Exercise requirements »
Copy everything in the listing below word for word, apart from any images.

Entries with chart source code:
━━━━━━━━━━━━━━━━

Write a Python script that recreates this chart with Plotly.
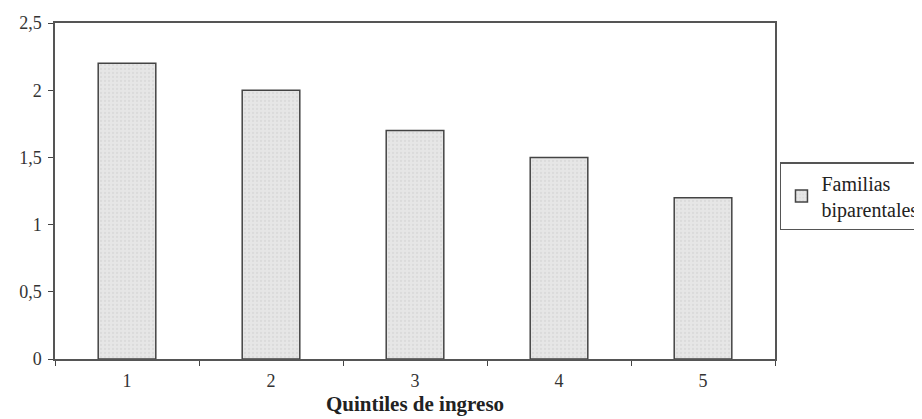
import plotly.graph_objects as go

categories = ["1", "2", "3", "4", "5"]
values = [2.2, 2.0, 1.7, 1.5, 1.2]
series_name = "Familias<br>biparentales"
x_title = "Quintiles de ingreso"

fig = go.Figure()
fig.add_trace(go.Bar(
    x=categories, y=values, name=series_name, width=0.4,
    marker=dict(color="#e2e2e2", line=dict(color="#444444", width=1.5),
                pattern=dict(shape=".", fgcolor="#cfcfcf", bgcolor="#e6e6e6",
                             size=4, solidity=0.25)),
    showlegend=True,
))

font = "Liberation Serif"
fig.update_layout(
    width=922, height=419,
    margin=dict(l=47, r=5, t=15, b=68),
    paper_bgcolor="white", plot_bgcolor="white",
    separators=",.",
    font=dict(family=font, size=18, color="#333333"),
    showlegend=True,
    legend=dict(
        x=0.8333, y=0.485, xanchor="left", yanchor="middle",
        bordercolor="#555555", borderwidth=1.5,
        font=dict(family=font, size=20, color="#222222"),
        itemwidth=30, tracegroupgap=0,
    ),
    bargap=0.6,
)
fig.update_xaxes(
    type="category", tickson="boundaries", ticks="outside", ticklen=5,
    tickcolor="#444444", showline=True, linecolor="#555555", linewidth=1.5,
    mirror=True, showgrid=False, automargin=False, domain=[0, 0.8276],
    ticklabelstandoff=5,
    tickfont=dict(family=font, size=18, color="#333333"),
    title=dict(text="<b>" + x_title + "</b>", standoff=6,
               font=dict(family=font, size=21, color="#222222")),
)
fig.update_yaxes(
    range=[0, 2.5], dtick=0.5, ticks="outside", ticklen=5, tickcolor="#444444",
    showline=True, linecolor="#555555", linewidth=1.5, mirror=True,
    showgrid=False, zeroline=False, automargin=False, ticklabelstandoff=3,
    tickfont=dict(family=font, size=18, color="#333333"),
)

fig.write_html("out.html")
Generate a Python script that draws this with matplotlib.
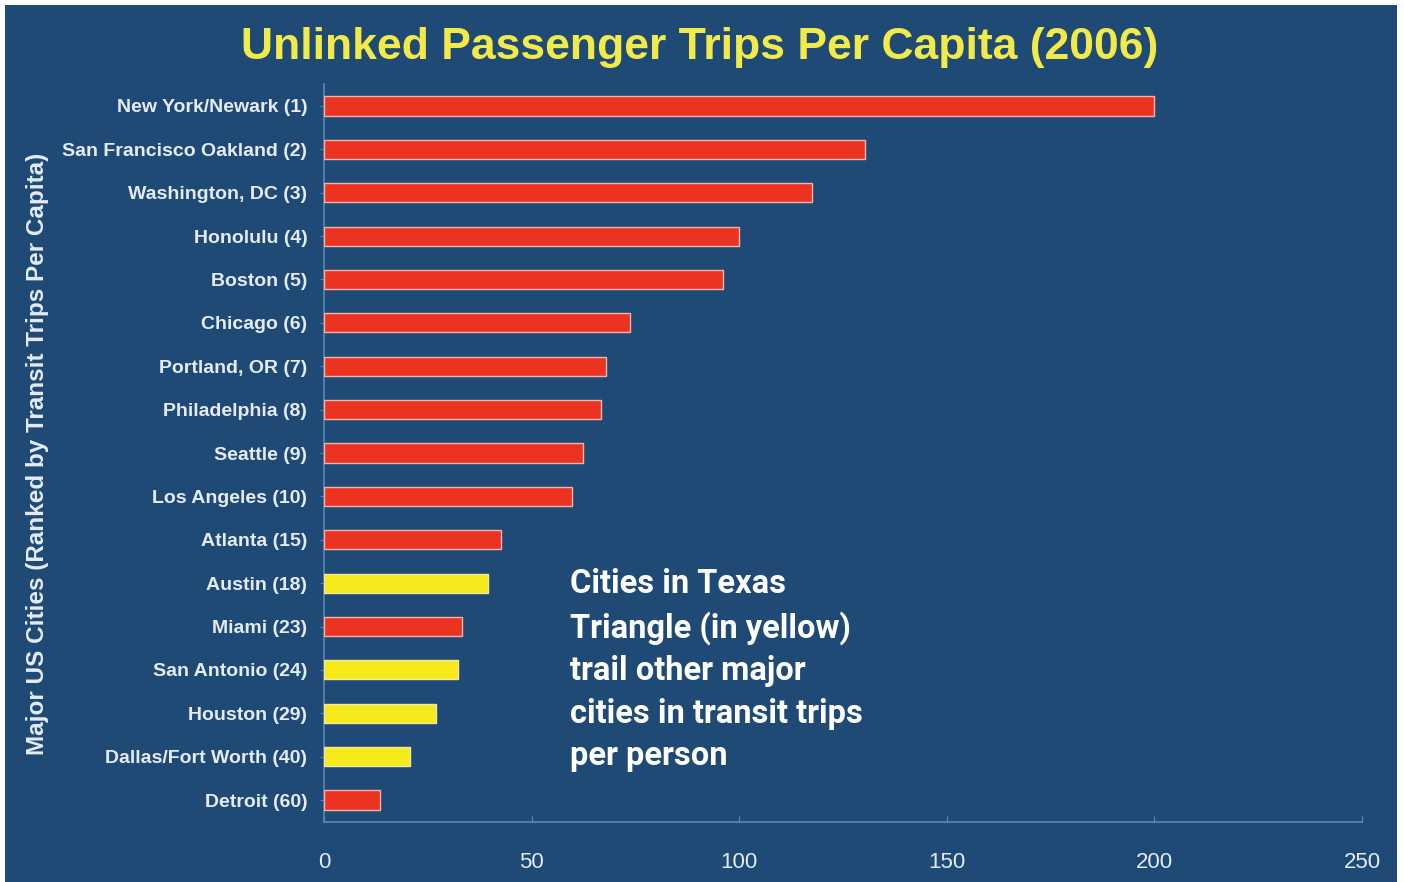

━━━━━━━━━━━━━━━━

Result of this exercise »
Write a Python script that recreates this chart with Plotly.
import plotly.graph_objects as go

categories = ["1", "2", "3", "4", "5"]
values = [2.2, 2.0, 1.7, 1.5, 1.2]
series_name = "Familias<br>biparentales"
x_title = "Quintiles de ingreso"

fig = go.Figure()
fig.add_trace(go.Bar(
    x=categories, y=values, name=series_name, width=0.4,
    marker=dict(color="#e2e2e2", line=dict(color="#444444", width=1.5),
                pattern=dict(shape=".", fgcolor="#cfcfcf", bgcolor="#e6e6e6",
                             size=4, solidity=0.25)),
    showlegend=True,
))

font = "Liberation Serif"
fig.update_layout(
    width=922, height=419,
    margin=dict(l=47, r=5, t=15, b=68),
    paper_bgcolor="white", plot_bgcolor="white",
    separators=",.",
    font=dict(family=font, size=18, color="#333333"),
    showlegend=True,
    legend=dict(
        x=0.8333, y=0.485, xanchor="left", yanchor="middle",
        bordercolor="#555555", borderwidth=1.5,
        font=dict(family=font, size=20, color="#222222"),
        itemwidth=30, tracegroupgap=0,
    ),
    bargap=0.6,
)
fig.update_xaxes(
    type="category", tickson="boundaries", ticks="outside", ticklen=5,
    tickcolor="#444444", showline=True, linecolor="#555555", linewidth=1.5,
    mirror=True, showgrid=False, automargin=False, domain=[0, 0.8276],
    ticklabelstandoff=5,
    tickfont=dict(family=font, size=18, color="#333333"),
    title=dict(text="<b>" + x_title + "</b>", standoff=6,
               font=dict(family=font, size=21, color="#222222")),
)
fig.update_yaxes(
    range=[0, 2.5], dtick=0.5, ticks="outside", ticklen=5, tickcolor="#444444",
    showline=True, linecolor="#555555", linewidth=1.5, mirror=True,
    showgrid=False, zeroline=False, automargin=False, ticklabelstandoff=3,
    tickfont=dict(family=font, size=18, color="#333333"),
)

fig.write_html("out.html")
Generate a Python script that draws this with matplotlib.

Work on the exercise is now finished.